▶ **What is required**: Exact reproduction of the data is required, with images excluded.

▶ **Information shown**:
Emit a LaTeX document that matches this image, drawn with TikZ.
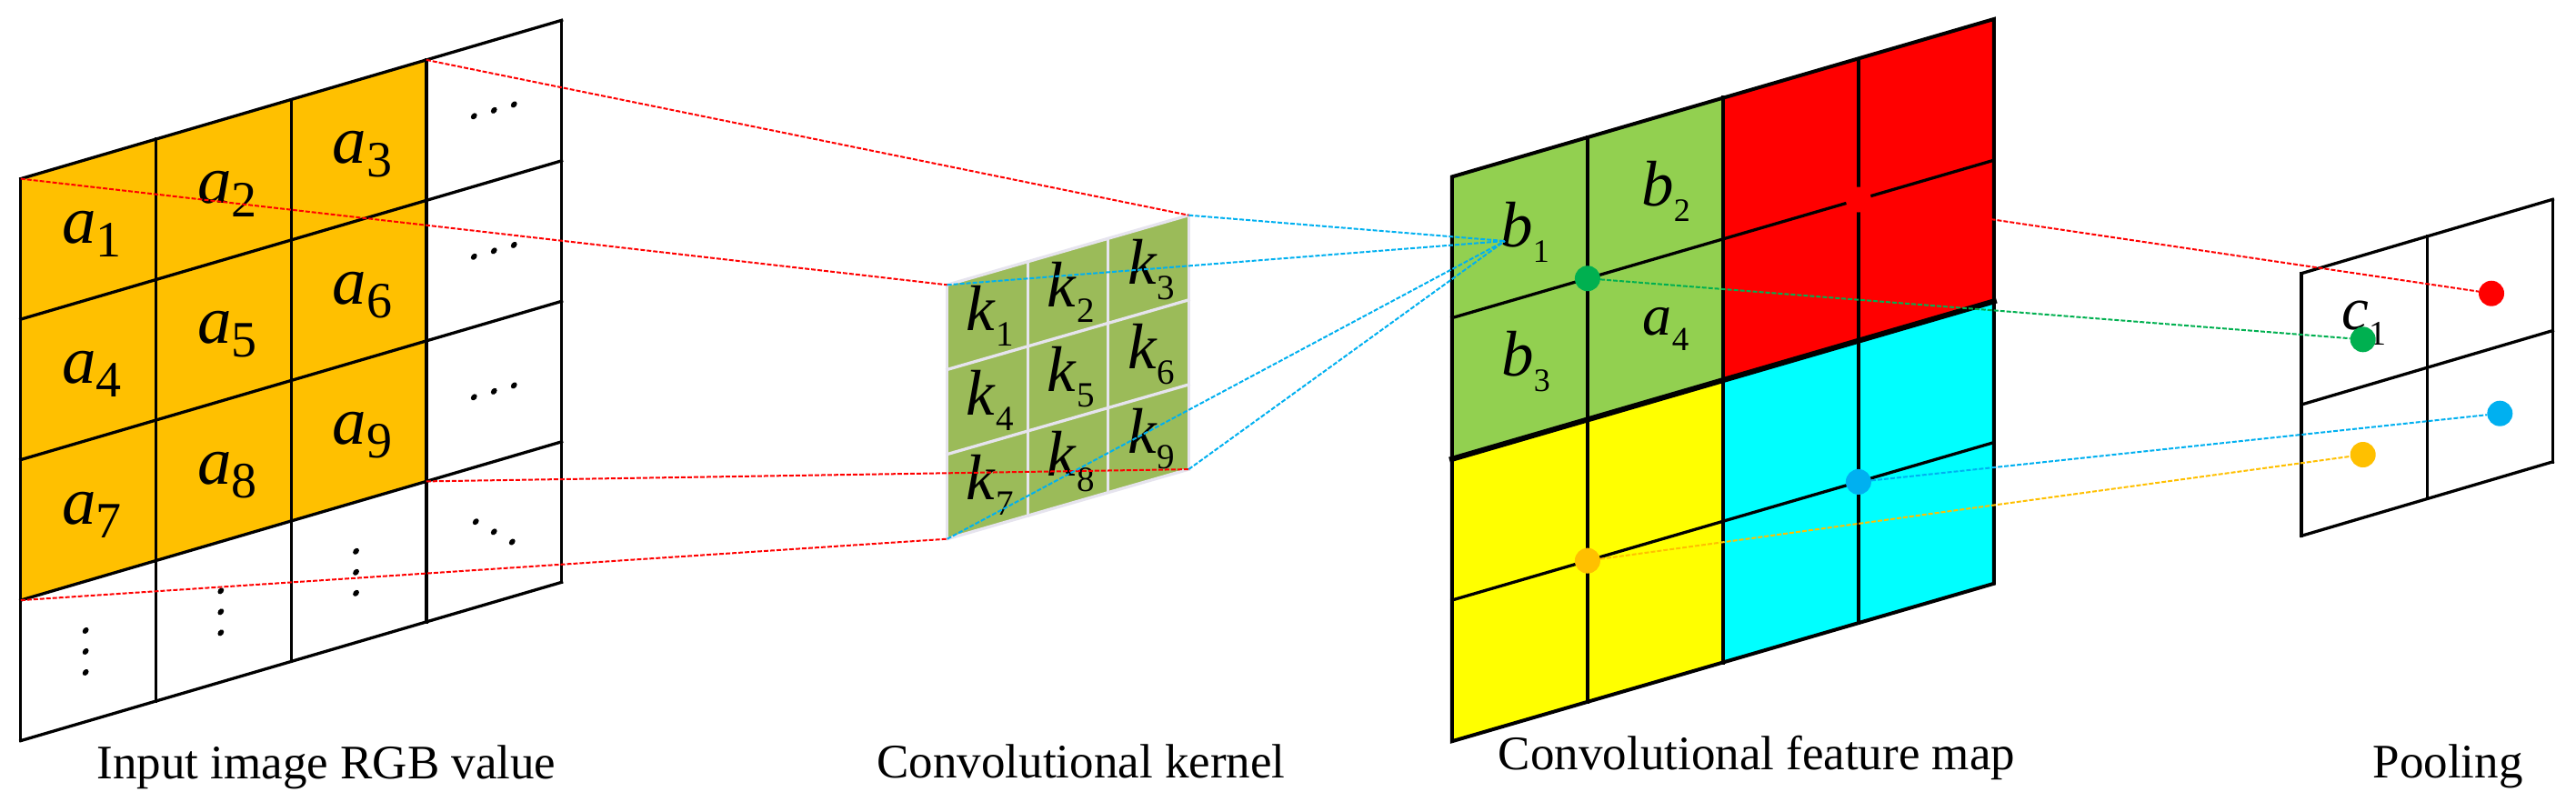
\documentclass[tikz,border=0pt]{standalone}
\usepackage{fontspec}
\setmainfont{Liberation Serif}
\definecolor{inorange}{HTML}{FFC000}
\definecolor{kgreen}{HTML}{9BBB59}
\definecolor{klinecol}{RGB}{230,228,238}
\definecolor{fgreen}{HTML}{92D050}
\definecolor{fred}{HTML}{FF0000}
\definecolor{fyellow}{HTML}{FFFF00}
\definecolor{fcyan}{HTML}{00FFFF}
\definecolor{dgreen}{HTML}{00B050}
\definecolor{dblue}{HTML}{00B0F0}
\newcommand{\ix}[2]{\textit{#1}\raisebox{-\subdn}{\subsz #2}}
\tikzset{
  gridline/.style={line width=3.3pt, line cap=rect},
  klines/.style={draw=klinecol, line width=3.3pt, line cap=rect},
  conn/.style={line width=2pt, dash pattern=on 5pt off 2pt},
  pdot/.style={circle, fill=#1, inner sep=0pt, minimum size=28pt},
  ain/.style={font=\fontsize{75}{80}\selectfont\def\subsz{\fontsize{56}{60}\selectfont}\def\subdn{15pt}},
  kin/.style={font=\fontsize{71}{76}\selectfont\def\subsz{\fontsize{39}{42}\selectfont}\def\subdn{17pt}},
  bin/.style={font=\fontsize{71}{76}\selectfont\def\subsz{\fontsize{36}{40}\selectfont}\def\subdn{17pt}},
  fain/.style={font=\fontsize{64}{70}\selectfont\def\subsz{\fontsize{37}{40}\selectfont}\def\subdn{17pt}},
  cin/.style={font=\fontsize{67}{72}\selectfont\def\subsz{\fontsize{38}{42}\selectfont}\def\subdn{17pt}},
  figlabel/.style={font=\fontsize{53}{60}\selectfont, anchor=base},
}
\begin{document}
\begin{tikzpicture}[x=1pt, y=-1pt]
\def\iw{148.7}\def\ih{154.5}
\def\kw{88.53}\def\kh{93.13}
\def\fw{149}\def\fh{155.2}
\def\pw{138.15}\def\ph{144.3}
\path[fill=white, use as bounding box] (0,0) rectangle (2833,881);

% input image
\begin{scope}[shift={(22.8,196.6)}, yslant=0.293]
\fill[inorange] (0,0) rectangle (3*\iw,3*\ih);
\foreach \i in {0,...,4} {
  \draw[gridline] (\i*\iw,0) -- (\i*\iw,4*\ih);
  \draw[gridline] (0,\i*\ih) -- (4*\iw,\i*\ih);
}
\foreach \k in {1,...,9} {
  \pgfmathtruncatemacro\col{mod(\k-1,3)}
  \pgfmathtruncatemacro\row{(\k-1)/3}
  \node[ain] (a\k) at ({(\col+0.5)*\iw+4},{(\row+0.5)*\ih+6}) {\ix{a}{\k}};
}
\foreach \row in {0,1,2}
  \foreach \dx in {-22,0,22}
    \fill ({3.5*\iw+\dx},{(\row+0.5)*\ih}) circle (3.4);
\foreach \col in {0,1,2}
  \foreach \dy in {-23,0,23}
    \fill ({(\col+0.5)*\iw-3},{3.5*\ih+\dy}) circle (3.4);
\foreach \d in {-1,0,1}
  \fill ({3.5*\iw+20*\d},{3.5*\ih+17*\d}) circle (3.4);
\coordinate (in-tl) at (0,0);
\coordinate (in-tr) at (3*\iw,0);
\coordinate (in-br) at (3*\iw,3*\ih);
\coordinate (in-bl) at (0,3*\ih);
\end{scope}

% kernel
\begin{scope}[shift={(1041.7,313.3)}, yslant=0.2884]
\fill[kgreen] (0,0) rectangle (3*\kw,3*\kh);
\foreach \i in {0,...,3} {
  \draw[klines] (\i*\kw,0) -- (\i*\kw,3*\kh);
  \draw[klines] (0,\i*\kh) -- (3*\kw,\i*\kh);
}
\foreach \k in {1,...,9} {
  \pgfmathtruncatemacro\col{mod(\k-1,3)}
  \pgfmathtruncatemacro\row{(\k-1)/3}
  \node[kin] (k\k) at ({(\col+0.5)*\kw+3},{(\row+0.5)*\kh+1}) {\ix{k}{\k}};
}
\coordinate (k-tl) at (0,0);
\coordinate (k-tr) at (3*\kw,0);
\coordinate (k-br) at (3*\kw,3*\kh);
\coordinate (k-bl) at (0,3*\kh);
\end{scope}

% feature map
\begin{scope}[shift={(1596.9,194.4)}, yslant=0.291]
\fill[fgreen] (0,0) rectangle (2*\fw,2*\fh);
\fill[fred] (2*\fw,0) rectangle (4*\fw,2*\fh);
\fill[fyellow] (0,2*\fh) rectangle (2*\fw,4*\fh);
\fill[fcyan] (2*\fw,2*\fh) rectangle (4*\fw,4*\fh);
\foreach \i in {1,3} {
  \draw[gridline] (\i*\fw,0) -- (\i*\fw,4*\fh);
  \draw[gridline] (0,\i*\fh) -- (4*\fw,\i*\fh);
}
\draw[gridline, line width=4.5pt] (2*\fw,0) -- (2*\fw,4*\fh);
\draw[gridline, line width=6pt] (0,2*\fh) -- (4*\fw,2*\fh);
\draw[line width=4pt] (0,0) rectangle (4*\fw,4*\fh);
\end{scope}
\node[bin] (b1) at (1677,255) {\ix{b}{1}};
\node[bin] (b2) at (1832,210) {\ix{b}{2}};
\node[bin] (b3) at (1678,398) {\ix{b}{3}};
\node[fain] (fa4) at (1832,362) {\ix{a}{4}};
\begin{scope}[shift={(1596.9,194.4)}, yslant=0.291]
\node[pdot=dgreen] (f-g) at (\fw,\fh) {};
\node[pdot=fred] (f-r) at (3*\fw,\fh) {};
\node[pdot=inorange] (f-o) at (\fw,3*\fh) {};
\node[pdot=dblue] (f-b) at (3*\fw,3*\fh) {};
\end{scope}
\coordinate (conv) at (1655,265);

% pooling
\begin{scope}[shift={(2531,300.7)}, yslant=0.2946]
\foreach \i in {0,1,2} {
  \draw[gridline] (\i*\pw,0) -- (\i*\pw,2*\ph);
  \draw[gridline] (0,\i*\ph) -- (2*\pw,\i*\ph);
}
\end{scope}
\node[cin] (c1) at (2600,355.5) {\ix{c}{1}};
\node[pdot=fred] (p-r) at (2740,322.7) {};
\node[pdot=dgreen] (p-g) at (2598.7,373.3) {};
\node[pdot=dblue] (p-b) at (2749.3,454.7) {};
\node[pdot=inorange] (p-o) at (2598.7,500) {};

\draw[conn, fred] (in-tl) -- (k-tl);
\draw[conn, fred] (in-tr) -- (k-tr);
\draw[conn, fred] (in-br) -- (k-br);
\draw[conn, fred] (in-bl) -- (k-bl);
\draw[conn, dblue] (k-tl) -- (conv);
\draw[conn, dblue] (k-tr) -- (conv);
\draw[conn, dblue] (k-bl) -- (conv);
\draw[conn, dblue] (k-br) -- (conv);
\draw[conn, fred] (f-r) -- (p-r);
\draw[conn, dgreen] (f-g) -- (p-g);
\draw[conn, dblue] (f-b) -- (p-b);
\draw[conn, inorange] (f-o) -- (p-o);

\node[figlabel] (t-in) at (359,856) {Input image RGB value};
\node[figlabel] (t-k) at (1189,855) {Convolutional kernel};
\node[figlabel] (t-f) at (1932,846) {Convolutional feature map};
\node[figlabel] (t-p) at (2692,855) {Pooling};
\end{tikzpicture}
\end{document}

▶ **Task response**:
Emit a LaTeX document that matches this image, drawn with TikZ.
\documentclass[tikz,border=0pt]{standalone}
\usepackage{fontspec}
\setmainfont{Liberation Serif}
\definecolor{inorange}{HTML}{FFC000}
\definecolor{kgreen}{HTML}{9BBB59}
\definecolor{klinecol}{RGB}{230,228,238}
\definecolor{fgreen}{HTML}{92D050}
\definecolor{fred}{HTML}{FF0000}
\definecolor{fyellow}{HTML}{FFFF00}
\definecolor{fcyan}{HTML}{00FFFF}
\definecolor{dgreen}{HTML}{00B050}
\definecolor{dblue}{HTML}{00B0F0}
\newcommand{\ix}[2]{\textit{#1}\raisebox{-\subdn}{\subsz #2}}
\tikzset{
  gridline/.style={line width=3.3pt, line cap=rect},
  klines/.style={draw=klinecol, line width=3.3pt, line cap=rect},
  conn/.style={line width=2pt, dash pattern=on 5pt off 2pt},
  pdot/.style={circle, fill=#1, inner sep=0pt, minimum size=28pt},
  ain/.style={font=\fontsize{75}{80}\selectfont\def\subsz{\fontsize{56}{60}\selectfont}\def\subdn{15pt}},
  kin/.style={font=\fontsize{71}{76}\selectfont\def\subsz{\fontsize{39}{42}\selectfont}\def\subdn{17pt}},
  bin/.style={font=\fontsize{71}{76}\selectfont\def\subsz{\fontsize{36}{40}\selectfont}\def\subdn{17pt}},
  fain/.style={font=\fontsize{64}{70}\selectfont\def\subsz{\fontsize{37}{40}\selectfont}\def\subdn{17pt}},
  cin/.style={font=\fontsize{67}{72}\selectfont\def\subsz{\fontsize{38}{42}\selectfont}\def\subdn{17pt}},
  figlabel/.style={font=\fontsize{53}{60}\selectfont, anchor=base},
}
\begin{document}
\begin{tikzpicture}[x=1pt, y=-1pt]
\def\iw{148.7}\def\ih{154.5}
\def\kw{88.53}\def\kh{93.13}
\def\fw{149}\def\fh{155.2}
\def\pw{138.15}\def\ph{144.3}
\path[fill=white, use as bounding box] (0,0) rectangle (2833,881);

% input image
\begin{scope}[shift={(22.8,196.6)}, yslant=0.293]
\fill[inorange] (0,0) rectangle (3*\iw,3*\ih);
\foreach \i in {0,...,4} {
  \draw[gridline] (\i*\iw,0) -- (\i*\iw,4*\ih);
  \draw[gridline] (0,\i*\ih) -- (4*\iw,\i*\ih);
}
\foreach \k in {1,...,9} {
  \pgfmathtruncatemacro\col{mod(\k-1,3)}
  \pgfmathtruncatemacro\row{(\k-1)/3}
  \node[ain] (a\k) at ({(\col+0.5)*\iw+4},{(\row+0.5)*\ih+6}) {\ix{a}{\k}};
}
\foreach \row in {0,1,2}
  \foreach \dx in {-22,0,22}
    \fill ({3.5*\iw+\dx},{(\row+0.5)*\ih}) circle (3.4);
\foreach \col in {0,1,2}
  \foreach \dy in {-23,0,23}
    \fill ({(\col+0.5)*\iw-3},{3.5*\ih+\dy}) circle (3.4);
\foreach \d in {-1,0,1}
  \fill ({3.5*\iw+20*\d},{3.5*\ih+17*\d}) circle (3.4);
\coordinate (in-tl) at (0,0);
\coordinate (in-tr) at (3*\iw,0);
\coordinate (in-br) at (3*\iw,3*\ih);
\coordinate (in-bl) at (0,3*\ih);
\end{scope}

% kernel
\begin{scope}[shift={(1041.7,313.3)}, yslant=0.2884]
\fill[kgreen] (0,0) rectangle (3*\kw,3*\kh);
\foreach \i in {0,...,3} {
  \draw[klines] (\i*\kw,0) -- (\i*\kw,3*\kh);
  \draw[klines] (0,\i*\kh) -- (3*\kw,\i*\kh);
}
\foreach \k in {1,...,9} {
  \pgfmathtruncatemacro\col{mod(\k-1,3)}
  \pgfmathtruncatemacro\row{(\k-1)/3}
  \node[kin] (k\k) at ({(\col+0.5)*\kw+3},{(\row+0.5)*\kh+1}) {\ix{k}{\k}};
}
\coordinate (k-tl) at (0,0);
\coordinate (k-tr) at (3*\kw,0);
\coordinate (k-br) at (3*\kw,3*\kh);
\coordinate (k-bl) at (0,3*\kh);
\end{scope}

% feature map
\begin{scope}[shift={(1596.9,194.4)}, yslant=0.291]
\fill[fgreen] (0,0) rectangle (2*\fw,2*\fh);
\fill[fred] (2*\fw,0) rectangle (4*\fw,2*\fh);
\fill[fyellow] (0,2*\fh) rectangle (2*\fw,4*\fh);
\fill[fcyan] (2*\fw,2*\fh) rectangle (4*\fw,4*\fh);
\foreach \i in {1,3} {
  \draw[gridline] (\i*\fw,0) -- (\i*\fw,4*\fh);
  \draw[gridline] (0,\i*\fh) -- (4*\fw,\i*\fh);
}
\draw[gridline, line width=4.5pt] (2*\fw,0) -- (2*\fw,4*\fh);
\draw[gridline, line width=6pt] (0,2*\fh) -- (4*\fw,2*\fh);
\draw[line width=4pt] (0,0) rectangle (4*\fw,4*\fh);
\end{scope}
\node[bin] (b1) at (1677,255) {\ix{b}{1}};
\node[bin] (b2) at (1832,210) {\ix{b}{2}};
\node[bin] (b3) at (1678,398) {\ix{b}{3}};
\node[fain] (fa4) at (1832,362) {\ix{a}{4}};
\begin{scope}[shift={(1596.9,194.4)}, yslant=0.291]
\node[pdot=dgreen] (f-g) at (\fw,\fh) {};
\node[pdot=fred] (f-r) at (3*\fw,\fh) {};
\node[pdot=inorange] (f-o) at (\fw,3*\fh) {};
\node[pdot=dblue] (f-b) at (3*\fw,3*\fh) {};
\end{scope}
\coordinate (conv) at (1655,265);

% pooling
\begin{scope}[shift={(2531,300.7)}, yslant=0.2946]
\foreach \i in {0,1,2} {
  \draw[gridline] (\i*\pw,0) -- (\i*\pw,2*\ph);
  \draw[gridline] (0,\i*\ph) -- (2*\pw,\i*\ph);
}
\end{scope}
\node[cin] (c1) at (2600,355.5) {\ix{c}{1}};
\node[pdot=fred] (p-r) at (2740,322.7) {};
\node[pdot=dgreen] (p-g) at (2598.7,373.3) {};
\node[pdot=dblue] (p-b) at (2749.3,454.7) {};
\node[pdot=inorange] (p-o) at (2598.7,500) {};

\draw[conn, fred] (in-tl) -- (k-tl);
\draw[conn, fred] (in-tr) -- (k-tr);
\draw[conn, fred] (in-br) -- (k-br);
\draw[conn, fred] (in-bl) -- (k-bl);
\draw[conn, dblue] (k-tl) -- (conv);
\draw[conn, dblue] (k-tr) -- (conv);
\draw[conn, dblue] (k-bl) -- (conv);
\draw[conn, dblue] (k-br) -- (conv);
\draw[conn, fred] (f-r) -- (p-r);
\draw[conn, dgreen] (f-g) -- (p-g);
\draw[conn, dblue] (f-b) -- (p-b);
\draw[conn, inorange] (f-o) -- (p-o);

\node[figlabel] (t-in) at (359,856) {Input image RGB value};
\node[figlabel] (t-k) at (1189,855) {Convolutional kernel};
\node[figlabel] (t-f) at (1932,846) {Convolutional feature map};
\node[figlabel] (t-p) at (2692,855) {Pooling};
\end{tikzpicture}
\end{document}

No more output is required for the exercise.